Some immigrant advocates say they hope the changes will reduce backlogs for those seeking asylum.

“What’s necessary is reshaping the process to avoid putting people into a yearslong backlog in immigration court,” said Aaron Reichlin-Melnick, policy counsel at the American Immigration Council, a nonpartisan immigration advocacy group. He said he’s eager to see the full text of the proposal once it’s published because “the devil is in the details.”

The Biden administration’s attempt to ease the asylum backlog could have unintended consequences, said Columbia Law School professor Elora Mukherjee, an immigration law specialist.

That’s because asylum-seekers would face a disadvantage if they are detained and lack adequate access to counsel before making their case before a DHS official, she said.

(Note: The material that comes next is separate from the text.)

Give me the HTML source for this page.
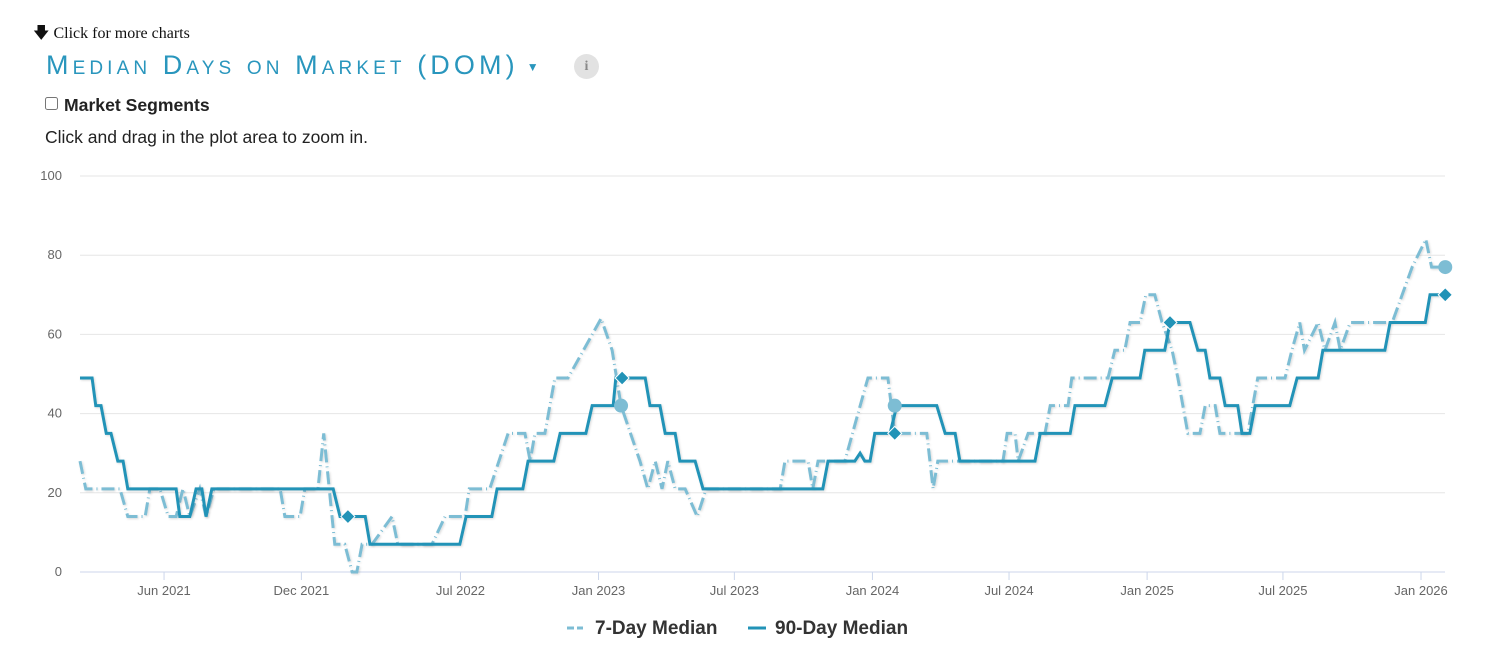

“When children and families have an opportunity to present their cases in immigration court, at least they are afforded adequate time to secure counsel or prepare,” Mukherjee said. “There are a lot of questions about how this will be implemented.”

The impact of the change also depends on whether it becomes the “new normal” for asylum cases to go through DHS or the policy is applied more sporadically, said Austin Kocher, a research professor studying immigration issues for Syracuse University’s nonpartisan Transactional Records Access Clearinghouse.

DHS didn’t immediately respond to a request for more information about the plan, which the agency originally signaled it would pursue in a regulatory agenda released last month.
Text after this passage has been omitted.